» **Task to carry out**:
Print the lines that start the entries and continue through the one holding "minimum width=98pt, minimum", please, exactly and with the pictures omitted.

^^^^^^^^

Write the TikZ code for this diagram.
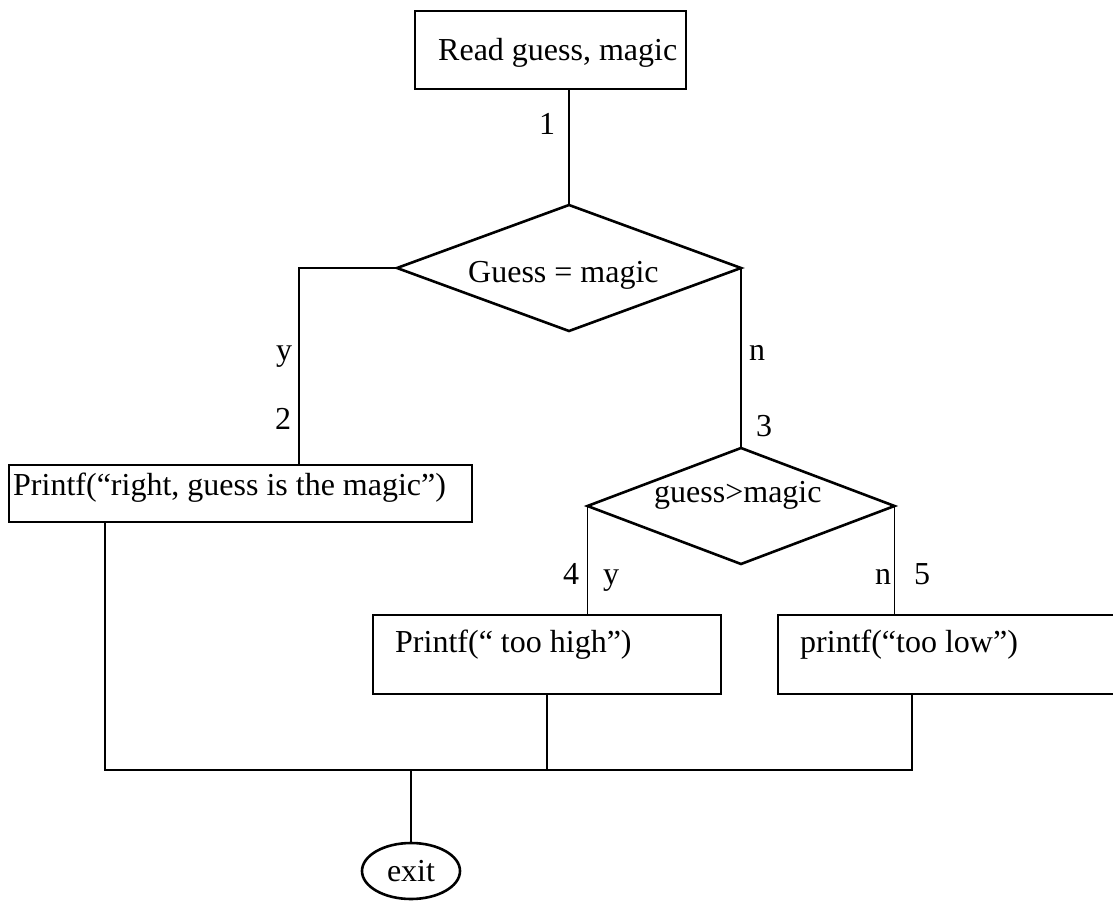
\documentclass[tikz,border=0pt]{standalone}
\usepackage{fontspec}
\setmainfont{Liberation Serif}
\usetikzlibrary{shapes.geometric}
\begin{document}
\begin{tikzpicture}[x=1pt,y=-1pt,
  outline/.style={draw=black, line width=2.6pt},
  stepbox/.style={outline, rectangle, inner sep=0pt, outer sep=0pt},
  decision/.style={outline, diamond, inner sep=0pt, outer sep=0pt},
  terminal/.style={outline, ellipse, inner sep=0pt, outer sep=0pt},
  flow/.style={draw=black, line width=1.9pt},
  txt/.style={inner sep=0pt, font=\fontsize{32pt}{38pt}\selectfont},
]
\useasboundingbox (0,0) rectangle (1113,901);
\clip (0,0) rectangle (1113,901);

% process boxes and decisions
\node[stepbox, minimum width=271pt, minimum height=78pt] (read) at (550.5,50) {};
\node[decision, minimum width=344pt, minimum height=126pt] (d1) at (569,268) {};
\node[stepbox, minimum width=463pt, minimum height=57pt] (pr) at (240.5,493.5) {};
\node[decision, minimum width=307pt, minimum height=116pt] (d2) at (741,506) {};
\node[stepbox, minimum width=348pt, minimum height=79pt] (hi) at (547,654.5) {};
\node[stepbox, minimum width=350pt, minimum height=79pt] (lo) at (953,654.5) {};
\node[terminal, minimum width=98pt, minimum height=56pt, txt] (ex) at (411,871) {exit};

% texts inside the shapes
\node[txt, anchor=base west] (readt) at (438,61) {Read guess, magic};
\node[txt, anchor=base west] (d1t) at (468,282) {Guess = magic};
\node[txt, anchor=base west] (d2t) at (654,502) {guess>magic};
\node[txt, anchor=base west] (prt) at (13,495) {Printf(“right, guess is the magic”)};
\node[txt, anchor=base west] (hit) at (395,652) {Printf(“ too high”)};
\node[txt, anchor=base west] (lot) at (800,652) {printf(“too low”)};

% junction points of the merge line
\coordinate (jl) at (105,770);
\coordinate (jm) at (411,770);
\coordinate (jr) at (912,770);

% connectors
\draw[flow] (d1.north |- read.south) -- (d1.north);
\draw[flow] (d1.west) -| ([xshift=58.5pt]pr.north);
\draw[flow] (d1.east) -- (d2.north);
\draw[flow] (d2.west) -- (d2.west |- hi.north);
\draw[flow] (d2.east) -- (d2.east |- lo.north);
\draw[flow] (pr.south -| jl) -- (jl) -- (jr) -- (jr |- lo.south);
\draw[flow] (hi.south) -- (hi.south |- jl);
\draw[flow] (jm) -- (ex.north);

% edge labels
\node[txt, anchor=base] (l1) at (547,135) {1};
\node[txt, anchor=base] (ly1) at (284,360) {y};
\node[txt, anchor=base] (l2) at (283,429) {2};
\node[txt, anchor=base] (ln1) at (757,360) {n};
\node[txt, anchor=base] (l3) at (764,436) {3};
\node[txt, anchor=base] (l4) at (571,584) {4};
\node[txt, anchor=base] (ly2) at (611,584) {y};
\node[txt, anchor=base] (ln2) at (883,584) {n};
\node[txt, anchor=base] (l5) at (922,584) {5};
\end{tikzpicture}
\end{document}
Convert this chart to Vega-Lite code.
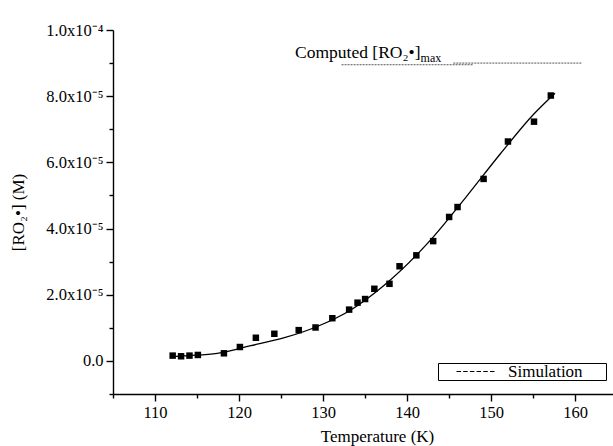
{
  "$schema": "https://vega.github.io/schema/vega-lite/v6.json",
  "width": 500,
  "height": 364,
  "autosize": {"type": "none"},
  "padding": {"left": 113, "top": 30, "right": 0, "bottom": 52},
  "background": "white",
  "config": {
    "view": {"stroke": null},
    "font": "Liberation Serif",
    "axis": {
      "grid": false,
      "domainColor": "black",
      "domainWidth": 1.4,
      "tickColor": "black",
      "tickWidth": 1.4,
      "labelColor": "black",
      "labelFont": "Liberation Serif",
      "labelFontSize": 16.5,
      "labelOverlap": false,
      "titleFont": "Liberation Serif",
      "titleFontSize": 17,
      "titleFontWeight": "normal",
      "titleColor": "black"
    },
    "legend": {
      "labelFont": "Liberation Serif",
      "labelFontSize": 17,
      "labelColor": "black"
    }
  },
  "datasets": {
    "points": [
      {"T": 112.1, "c": 1.6e-6},
      {"T": 113.1, "c": 1.4e-6},
      {"T": 114.1, "c": 1.6e-6},
      {"T": 115.1, "c": 1.8e-6},
      {"T": 118.2, "c": 2.3e-6},
      {"T": 120.1, "c": 4.2e-6},
      {"T": 122.0, "c": 7.0e-6},
      {"T": 124.2, "c": 8.2e-6},
      {"T": 127.1, "c": 9.3e-6},
      {"T": 129.1, "c": 1.01e-5},
      {"T": 131.1, "c": 1.29e-5},
      {"T": 133.1, "c": 1.55e-5},
      {"T": 134.1, "c": 1.76e-5},
      {"T": 135.0, "c": 1.87e-5},
      {"T": 136.1, "c": 2.18e-5},
      {"T": 137.9, "c": 2.33e-5},
      {"T": 139.1, "c": 2.86e-5},
      {"T": 141.1, "c": 3.19e-5},
      {"T": 143.1, "c": 3.62e-5},
      {"T": 145.0, "c": 4.35e-5},
      {"T": 146.0, "c": 4.65e-5},
      {"T": 149.1, "c": 5.50e-5},
      {"T": 152.0, "c": 6.63e-5},
      {"T": 155.1, "c": 7.23e-5},
      {"T": 157.1, "c": 8.02e-5}
    ],
    "curve": [
      {"T": 112.0, "c": 1.3e-6},
      {"T": 114.0, "c": 1.6e-6},
      {"T": 117.4, "c": 2.3e-6},
      {"T": 121.4, "c": 4.6e-6},
      {"T": 125.4, "c": 7.0e-6},
      {"T": 129.3, "c": 1.04e-5},
      {"T": 133.3, "c": 1.54e-5},
      {"T": 137.2, "c": 2.27e-5},
      {"T": 141.2, "c": 3.22e-5},
      {"T": 143.2, "c": 3.77e-5},
      {"T": 147.1, "c": 4.98e-5},
      {"T": 151.1, "c": 6.26e-5},
      {"T": 155.0, "c": 7.44e-5},
      {"T": 157.6, "c": 8.09e-5}
    ],
    "computed": [
      {"T1": 132.2, "T2": 147.9, "c": 8.95e-5},
      {"T1": 145.5, "T2": 160.8, "c": 9.0e-5}
    ]
  },
  "layer": [
    {
      "data": {"name": "computed"},
      "mark": {"type": "rule", "color": "#555555", "strokeWidth": 1, "strokeDash": [2, 1]},
      "encoding": {
        "x": {"field": "T1", "type": "quantitative"},
        "x2": {"field": "T2"},
        "y": {"field": "c", "type": "quantitative"}
      }
    },
    {
      "data": {"name": "curve"},
      "mark": {"type": "line", "interpolate": "monotone", "strokeWidth": 1.3},
      "encoding": {
        "x": {
          "field": "T", "type": "quantitative",
          "scale": {"domain": [105, 164.5], "nice": false, "zero": false},
          "axis": {
            "title": "Temperature (K)",
            "tickCount": 30,
            "values": [105, 110, 115, 120, 125, 130, 135, 140, 145, 150, 155, 160],
            "labelExpr": "datum.value % 10 == 0 ? datum.label : ''",
            "tickSize": {"condition": {"test": "datum.value % 10 != 0", "value": 4}, "value": 7},
            "labelPadding": 3,
            "titleX": 264,
            "titleY": 42,
            "titleBaseline": "middle"
          }
        },
        "y": {
          "field": "c", "type": "quantitative",
          "scale": {"domain": [-1e-5, 1e-4], "nice": false, "zero": false},
          "axis": {
            "title": "[RO₂•] (M)",
            "tickCount": 30,
            "values": [-0.00001, 0, 0.00001, 0.00002, 0.00003, 0.00004, 0.00005, 0.00006, 0.00007, 0.00008, 0.00009, 0.0001],
            "labelExpr": "abs(datum.value) < 0.0000001 ? '0.0' : abs(datum.value - 0.0001) < 0.0000001 ? '1.0x10⁻⁴' : abs(datum.value - 0.00002) < 0.0000001 ? '2.0x10⁻⁵' : abs(datum.value - 0.00004) < 0.0000001 ? '4.0x10⁻⁵' : abs(datum.value - 0.00006) < 0.0000001 ? '6.0x10⁻⁵' : abs(datum.value - 0.00008) < 0.0000001 ? '8.0x10⁻⁵' : ''",
            "tickSize": {"condition": {"test": "round(datum.value * 100000) % 2 != 0", "value": 4}, "value": 7},
            "labelPadding": 3,
            "titleX": -95,
            "titleBaseline": "middle"
          }
        },
        "color": {
          "datum": "Simulation",
          "type": "nominal",
          "scale": {"range": ["black"]},
          "legend": {
            "title": null,
            "orient": "none",
            "legendX": 325,
            "legendY": 333,
            "padding": 0,
            "strokeColor": "black",
            "fillColor": "white",
            "symbolType": "M2,0H10M31.5,0",
            "symbolSize": 100,
            "symbolStrokeWidth": 1,
            "symbolStrokeColor": "black",
            "symbolDash": [4.5, 2.2],
            "labelOffset": 53
          }
        }
      }
    },
    {
      "data": {"name": "points"},
      "mark": {"type": "square", "filled": true, "color": "black", "size": 42, "opacity": 1},
      "encoding": {
        "x": {"field": "T", "type": "quantitative"},
        "y": {"field": "c", "type": "quantitative"}
      }
    },
    {
      "data": {"values": [{"T": 141.6, "c": 9.157e-5, "label": "Computed [RO₂•]"}]},
      "mark": {"type": "text", "align": "right", "baseline": "alphabetic", "fontSize": 17.5, "font": "Liberation Serif", "color": "black"},
      "encoding": {
        "x": {"field": "T", "type": "quantitative"},
        "y": {"field": "c", "type": "quantitative"},
        "text": {"field": "label"}
      }
    },
    {
      "data": {"values": [{"T": 141.6, "c": 9.157e-5, "label": "max"}]},
      "mark": {"type": "text", "align": "left", "baseline": "alphabetic", "fontSize": 12, "dy": 4, "font": "Liberation Serif", "color": "black"},
      "encoding": {
        "x": {"field": "T", "type": "quantitative"},
        "y": {"field": "c", "type": "quantitative"},
        "text": {"field": "label"}
      }
    }
  ]
}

^^^^^^^^

» **Full answer**:
Write the TikZ code for this diagram.
\documentclass[tikz,border=0pt]{standalone}
\usepackage{fontspec}
\setmainfont{Liberation Serif}
\usetikzlibrary{shapes.geometric}
\begin{document}
\begin{tikzpicture}[x=1pt,y=-1pt,
  outline/.style={draw=black, line width=2.6pt},
  stepbox/.style={outline, rectangle, inner sep=0pt, outer sep=0pt},
  decision/.style={outline, diamond, inner sep=0pt, outer sep=0pt},
  terminal/.style={outline, ellipse, inner sep=0pt, outer sep=0pt},
  flow/.style={draw=black, line width=1.9pt},
  txt/.style={inner sep=0pt, font=\fontsize{32pt}{38pt}\selectfont},
]
\useasboundingbox (0,0) rectangle (1113,901);
\clip (0,0) rectangle (1113,901);

% process boxes and decisions
\node[stepbox, minimum width=271pt, minimum height=78pt] (read) at (550.5,50) {};
\node[decision, minimum width=344pt, minimum height=126pt] (d1) at (569,268) {};
\node[stepbox, minimum width=463pt, minimum height=57pt] (pr) at (240.5,493.5) {};
\node[decision, minimum width=307pt, minimum height=116pt] (d2) at (741,506) {};
\node[stepbox, minimum width=348pt, minimum height=79pt] (hi) at (547,654.5) {};
\node[stepbox, minimum width=350pt, minimum height=79pt] (lo) at (953,654.5) {};
\node[terminal, minimum width=98pt, minimum height=56pt, txt] (ex) at (411,871) {exit};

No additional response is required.